My wife got me the brand new Samsung Galaxy S4 smartphone for Father’s Day. I immediately fell deeply in love with it. Like, scarily obsessed. If we’re being totally honest, I sleep with it next to my pillow lest I get lonely at night, OK?? And of its plethora of wonderful features, the 13-megapixel camera is by far my favorite thing about Galaxia (yeah, I named my phone. So what? Wanna fight about it?), because it allows me to capture some truly beautiful moments such as my son’s preschool graduation, family members who are no longer with us, and even a shot of him catching his first fish.
In fact, fishing has become somewhat of an obsession for the boy. So despite being under the weather, I told Will I’d take him fishing again on Father’s Day.
The place we like to fish is difficult because it’s gated. That means we have to park and walk a half-mile each way to the lake, which is not an easy feat for a 5-year-old on a hot day. After lecturing Will about the importance of not forgetting anything because we wouldn’t be able to run back to the car for it, we make the trek from our car to “our spot” — and that’s when I realized I forgot the tackle box. That meant we had just one hook and one bobber.

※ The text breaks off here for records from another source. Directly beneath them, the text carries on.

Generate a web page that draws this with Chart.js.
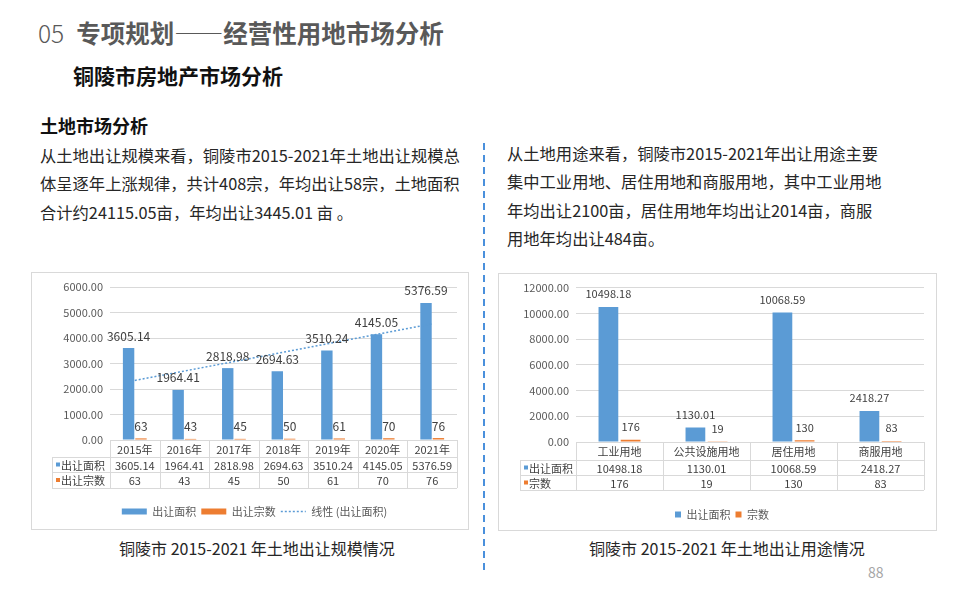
<!DOCTYPE html>
<html lang="zh-CN">
<head>
<meta charset="utf-8">
<title>铜陵市房地产市场分析</title>
<script src="https://cdn.jsdelivr.net/npm/chart.js@4.4.1/dist/chart.umd.min.js"></script>
<style>
  html, body { margin: 0; padding: 0; background: #fff; }
  body { width: 960px; height: 600px; position: relative; overflow: hidden;
         font-family: "Noto Sans CJK SC", "Noto Sans", sans-serif; color: #262626; }
  .abs { position: absolute; white-space: nowrap; }
  .title { left: 38px; top: 17px; font-size: 24.5px; line-height: 32px; color: #595959; }
  .title .num { font-weight: 300; margin-right: 12px; }
  .title .txt { font-weight: 700; }
  .sub { left: 73px; top: 61px; font-size: 21px; line-height: 28px; font-weight: 700; color: #111; }
  .head { left: 40px; top: 112px; font-size: 18px; line-height: 26px; font-weight: 700; color: #111; }
  .para { font-size: 16.3px; line-height: 28.4px; color: #262626; }
  .divider { left: 483px; top: 143px; width: 2px; height: 430px;
             background: repeating-linear-gradient(to bottom, #4a90dc 0 7px, transparent 7px 12px); }
  .box { position: absolute; border: 1px solid #d9d9d9; background: #fff; }
  .box canvas { display: block; }
  .caption { font-size: 16px; line-height: 22px; color: #262626; width: 320px; text-align: center; top: 537px; }
  .page { left: 868px; top: 562px; font-size: 14px; line-height: 20px; color: #a6a6a6; }
</style>
</head>
<body>
<div class="abs title"><span class="num">05</span><span class="txt">专项规划——经营性用地市场分析</span></div>
<div class="abs sub">铜陵市房地产市场分析</div>
<div class="abs head">土地市场分析</div>
<div class="abs para" style="left:40px; top:141px;">从土地出让规模来看，铜陵市2015-2021年土地出让规模总<br>体呈逐年上涨规律，共计408宗，年均出让58宗，土地面积<br>合计约24115.05亩，年均出让3445.01 亩 。</div>
<div class="abs para" style="left:507px; top:139px;">从土地用途来看，铜陵市2015-2021年出让用途主要<br>集中工业用地、居住用地和商服用地，其中工业用地<br>年均出让2100亩，居住用地年均出让2014亩，商服<br>用地年均出让484亩。</div>
<div class="abs divider"></div>

<div class="box" style="left:31px; top:272px;"><canvas id="scaleChart" width="436" height="256"></canvas></div>
<div class="box" style="left:498px; top:273px;"><canvas id="useChart" width="437" height="256"></canvas></div>

<div class="abs caption" style="left:97px;">铜陵市 2015-2021 年土地出让规模情况</div>
<div class="abs caption" style="left:567px;">铜陵市 2015-2021 年土地出让用途情况</div>
<div class="abs page">88</div>

<script>
// data
const years = ['2015年', '2016年', '2017年', '2018年', '2019年', '2020年', '2021年'];
const areaByYear = [3605.14, 1964.41, 2818.98, 2694.63, 3510.24, 4145.05, 5376.59];
const countByYear = [63, 43, 45, 50, 61, 70, 76];

const landUses = ['工业用地', '公共设施用地', '居住用地', '商服用地'];
const areaByUse = [10498.18, 1130.01, 10068.59, 2418.27];
const countByUse = [176, 19, 130, 83];

const yearAxisMax = 6000, yearAxisStep = 1000;
const useAxisMax = 12000, useAxisStep = 2000;

const BLUE = '#5b9bd5';
const ORANGE = '#ed7d31';
const GRID = '#d9d9d9';
const TEXT = '#595959';

// Excel style linear trendline: least squares fit over the category index
function linearTrend(values) {
  const n = values.length;
  const mx = (n - 1) / 2;
  const my = values.reduce((a, b) => a + b, 0) / n;
  let sxy = 0, sxx = 0;
  values.forEach((v, i) => { sxy += (i - mx) * (v - my); sxx += (i - mx) * (i - mx); });
  const slope = sxy / sxx;
  return values.map((v, i) => my + slope * (i - mx));
}

const fmt = v => Number.isInteger(v) ? String(v) : v.toFixed(2);

Chart.defaults.font.family = '"Noto Sans CJK SC", "Noto Sans", sans-serif';
Chart.defaults.font.size = 11;
Chart.defaults.color = TEXT;
Chart.defaults.animation = false;

// value labels above each bar
const barValues = {
  id: 'barValues',
  afterDatasetsDraw(chart, args, opts) {
    const { ctx } = chart;
    ctx.save();
    ctx.font = opts.size + 'px ' + Chart.defaults.font.family;
    ctx.fillStyle = opts.color;
    ctx.textAlign = 'center';
    ctx.textBaseline = 'middle';
    chart.data.datasets.forEach((ds, di) => {
      if (ds.type === 'line') return;
      chart.getDatasetMeta(di).data.forEach((bar, i) => {
        ctx.fillText(fmt(ds.data[i]), bar.x, bar.y - opts.offset);
      });
    });
    ctx.restore();
  }
};

// excel-like data table drawn in the space of the category axis
const dataTable = {
  id: 'dataTable',
  afterDraw(chart, args, opts) {
    const { ctx, chartArea } = chart;
    const xs = chart.scales.x, ys = chart.scales.y;
    const n = chart.data.labels.length;
    const tLeft = ys.left, pLeft = chartArea.left, pRight = chartArea.right;
    const h = opts.rowHeights;
    const rows = [xs.top];
    h.forEach((v, i) => rows.push(rows[i] + v));
    const edges = [pLeft];
    for (let i = 1; i < n; i++) edges.push((xs.getPixelForValue(i - 1) + xs.getPixelForValue(i)) / 2);
    edges.push(pRight);
    const px = v => Math.round(v) + 0.5;

    ctx.save();
    ctx.strokeStyle = GRID;
    ctx.lineWidth = 1;
    ctx.beginPath();
    ctx.moveTo(pLeft, px(rows[0])); ctx.lineTo(pRight, px(rows[0]));
    for (let r = 1; r < rows.length; r++) { ctx.moveTo(tLeft, px(rows[r])); ctx.lineTo(pRight, px(rows[r])); }
    ctx.moveTo(px(tLeft), rows[1]); ctx.lineTo(px(tLeft), rows[rows.length - 1]);
    edges.forEach(e => { ctx.moveTo(px(e), rows[0]); ctx.lineTo(px(e), rows[rows.length - 1]); });
    ctx.stroke();

    ctx.font = '11px ' + Chart.defaults.font.family;
    ctx.textBaseline = 'middle';
    ctx.fillStyle = '#404040';
    ctx.textAlign = 'center';
    chart.data.labels.forEach((lab, i) => ctx.fillText(lab, xs.getPixelForValue(i), (rows[0] + rows[1]) / 2 + 1));

    opts.rows.forEach((row, r) => {
      const ds = chart.data.datasets[row.dataset];
      const cy = (rows[r + 1] + rows[r + 2]) / 2 + 1;
      ctx.fillStyle = ds.backgroundColor;
      ctx.fillRect(tLeft + 4, cy - 3, 4, 4);
      ctx.fillStyle = '#404040';
      ctx.textAlign = 'left';
      ctx.fillText(row.label, tLeft + 9, cy);
      ctx.textAlign = 'center';
      ds.data.forEach((v, i) => ctx.fillText(fmt(v), xs.getPixelForValue(i), cy));
    });
    ctx.restore();
  }
};

function valueAxis(max, step, width) {
  return {
    min: 0, max: max,
    grid: { color: GRID, drawTicks: false },
    border: { display: false },
    ticks: { stepSize: step, padding: 7, color: TEXT, font: { size: 11 }, callback: v => v.toFixed(2) },
    afterFit(scale) { scale.width = width; }
  };
}

// the category axis holds the data table plus the gap above the legend
function categoryAxis(height) {
  return {
    grid: { display: false },
    border: { display: false },
    ticks: { display: false },
    afterFit(scale) { scale.height = height; }
  };
}

// left: yearly land transfer
const yearRows = [17, 15, 16];
new Chart(document.getElementById('scaleChart'), {
  type: 'bar',
  data: {
    labels: years,
    datasets: [
      { label: '出让面积', data: areaByYear, backgroundColor: BLUE, order: 1,
        categoryPercentage: 0.5, barPercentage: 0.92 },
      { label: '出让宗数', data: countByYear, backgroundColor: ORANGE, order: 1,
        categoryPercentage: 0.5, barPercentage: 0.92 },
      { type: 'line', label: '线性 (出让面积)', data: linearTrend(areaByYear), order: 0,
        borderColor: BLUE, borderWidth: 1.5, borderDash: [2, 2], pointRadius: 0, fill: false, tension: 0 }
    ]
  },
  options: {
    responsive: false,
    layout: { padding: { left: 20, right: 11, top: 14, bottom: 2 } },
    scales: { x: categoryAxis(yearRows.reduce((a, b) => a + b, 0) + 13), y: valueAxis(yearAxisMax, yearAxisStep, 58) },
    plugins: {
      tooltip: { enabled: false },
      legend: {
        position: 'bottom',
        labels: {
          usePointStyle: true, pointStyleWidth: 25, boxHeight: 6, padding: 5, color: TEXT,
          font: { size: 11 },
          generateLabels: chart => chart.data.datasets.map((ds, i) => ({
            text: ds.label,
            datasetIndex: i,
            fillStyle: ds.type === 'line' ? 'rgba(0,0,0,0)' : ds.backgroundColor,
            strokeStyle: ds.type === 'line' ? ds.borderColor : ds.backgroundColor,
            lineWidth: ds.type === 'line' ? 1.5 : 0,
            lineDash: ds.type === 'line' ? [2, 2] : [],
            pointStyle: ds.type === 'line' ? 'line' : 'rect',
            fontColor: TEXT,
            hidden: false
          }))
        }
      },
      barValues: { color: '#404040', offset: 12, size: 12 },
      dataTable: {
        rowHeights: yearRows,
        rows: [{ label: '出让面积', dataset: 0 }, { label: '出让宗数', dataset: 1 }]
      }
    }
  },
  plugins: [barValues, dataTable]
});

// right: land transfer by use
const useRows = [18, 15, 15];
new Chart(document.getElementById('useChart'), {
  type: 'bar',
  data: {
    labels: landUses,
    datasets: [
      { label: '出让面积', data: areaByUse, backgroundColor: BLUE, categoryPercentage: 0.51, barPercentage: 0.89 },
      { label: '宗数', data: countByUse, backgroundColor: ORANGE, categoryPercentage: 0.51, barPercentage: 0.89 }
    ]
  },
  options: {
    responsive: false,
    layout: { padding: { left: 21, right: 12, top: 12, bottom: 0 } },
    scales: { x: categoryAxis(useRows.reduce((a, b) => a + b, 0) + 14), y: valueAxis(useAxisMax, useAxisStep, 56) },
    plugins: {
      tooltip: { enabled: false },
      legend: {
        position: 'bottom',
        labels: { boxWidth: 6, boxHeight: 6, padding: 5, color: TEXT, font: { size: 11 } }
      },
      barValues: { color: '#404040', offset: 13, size: 11 },
      dataTable: {
        rowHeights: useRows,
        rows: [{ label: '出让面积', dataset: 0 }, { label: '宗数', dataset: 1 }]
      }
    }
  },
  plugins: [barValues, dataTable]
});
</script>
</body>
</html>
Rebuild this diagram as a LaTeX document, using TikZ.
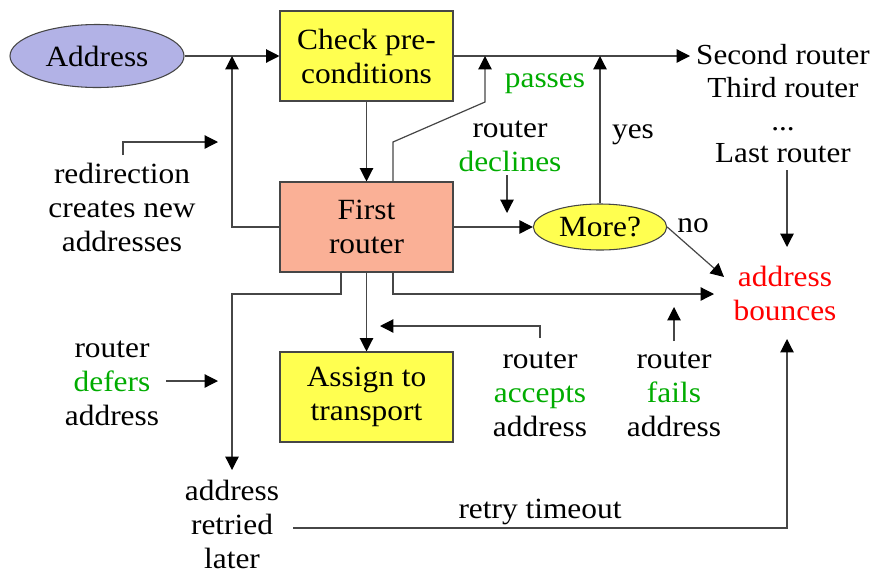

If the line was cut for any reason, we were all done for the day.
I baited the hook and Will cast out into the pond. Wouldn’t you know it, he gets a fish on the line almost immediately. I watched and smiled a fatherly smile as he struggled with the “huge Great White shark” that was surely on the end of his line, as I like to let him do things himself. But then the fish started to take his line into the weeds and the overgrown brush on the side of the lake. Realizing we were in trouble, I grabbed the pole and tried to jerk it towards the middle but it was too late. The line was stuck.
But the fish was still hooked and it was flopping around.
“DADA, DADA! WE CAN’T LOSE THE SHARK FISH, GET IT QUICK. PLEEEEEEAAAAASE!!”
He didn’t have to ask. I was already pumped up and feeling oh-so-manly on a Father’s Day father-son fishing trip with the boy. That fish was ours and there was no way I was letting it get away. The only problem is the steep dropoff this kettle lake had, which meant I had to wade in chest deep just to go around the brush and get to the fish. But I did it, and after a few minutes I had secured the fish and untangled the line. Success!
Or so I thought.
It was then that Will asked me to take a picture of his fish and put it on Facebook so mom could see it. And that’s when — sopping wet — I reached in my left pocket to get…MY PHONE!!
First I felt a wave of terror that coursed through my body and zapped me right in the pit of the stomach. My fingertips worked their way past the entrance to my doused khaki shorts and touched Galaxia. Almost too afraid to look, I grabbed her and held her up to the sunlight for an inspection — but it was more like a postmortem. Galaxia, who was only with me for a few shorts weeks, was gone. Drowned at such a young age.
I’d like to say my behavior over the next few moments was something befitting a 33-year-old adult and father. But that would be a lie. I sank to my knees and yelled “NNNNNNNNOOOOOOOOOOO!!!!!!” like an absolute lunatic. But then my next thought sent me back into a panic, because I thought of MJ and what she was going to do to me for losing a brand new phone she had saved up hundreds of dollars for to get me as a gift. Especially since this is not the first time I’ve lost an important and costly object to the gods of the Lake.
But as I was pathetically sitting there on my knees bemoaning my technological loss, Will brought me back down to Earth.
“Dada, I’m sorry about your phone but guess what? You saved my fish and we can still go fishing together, and that’s all that matters!”
I’m not exaggerating either, that’s actually how he talks. And you know what, he speaks the truth. Yes I am an idiot for not emptying my pockets and ruining a really expensive piece of technology. But you know what? I did it because I didn’t think twice about jumping into a lake to make sure my son was happy. The phone was ruined, but the experience wasn’t. And if that’s not the epitome of what Father’s Day is supposed to be about, then I don’t know what is.
Thankfully MJ agreed, and also had the presence of mind to buy insurance on the phone because she knows me so well. Thanks to Will, this might be the only time I’ve pissed away hundreds of dollars and walked away smiling.
And for the record, the fish was totally as big as a Great White.